Agriculture numérique et agriculture intelligente
« Il existe une différence significative entre l’agriculture intelligente et l’agriculture numérique ou l’agri-tech », explique Dr Abdel-Salam. Selon elle, la différence entre ces deux types d’agriculture appliqués actuellement par certains pays africains réside essentiellement dans le fait que l’Agriculture climato-intelligente (AIC) prend en considération le facteur écologique. « L’agriculture numérique ou l’agri-tech néglige l’aspect climatique et se focalise essentiellement sur la technologie informatique et des télécommunications dans le secteur agricole pour lier les agriculteurs au marché local, régional et même international à travers les plateformes numériques ». Et d’ajouter que l’usage des robots et des outils ultrasophistiqués dans le processus agricole fait partie de l’agri-tech.
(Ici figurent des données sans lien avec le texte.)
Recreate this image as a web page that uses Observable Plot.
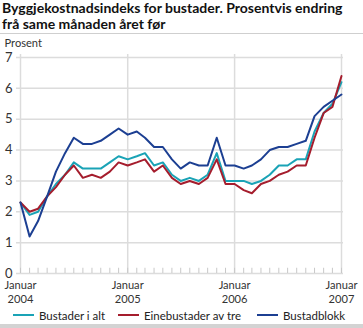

Introduite presque en même temps que l’AIC, l’agri-tech vise à gérer et à révolutionner les méthodes d’agriculture en créant des bases de données propres à chaque exploitation sur des plateformes relatives à chaque pays, région et culture. C’est en Côte d’Ivoire, en 2017, que fut lancée la première société numérique en Afrique. Il s’agit de la société « WeFly Agri ». Il s’agit de la première société en Afrique qui utilise des drones pour permettre aux propriétaires des exploitations agricoles de surveiller et de gérer leurs terres à distance. La société fournit aussi des services de cartographie interactive et des visites virtuelles permettant aux propriétaires d’interagir avec le personnel sur le terrain. Depuis son lancement, les drones de WeFly Agri ont cartographié et surveillé plus de 40 000 hectares de terre agricole.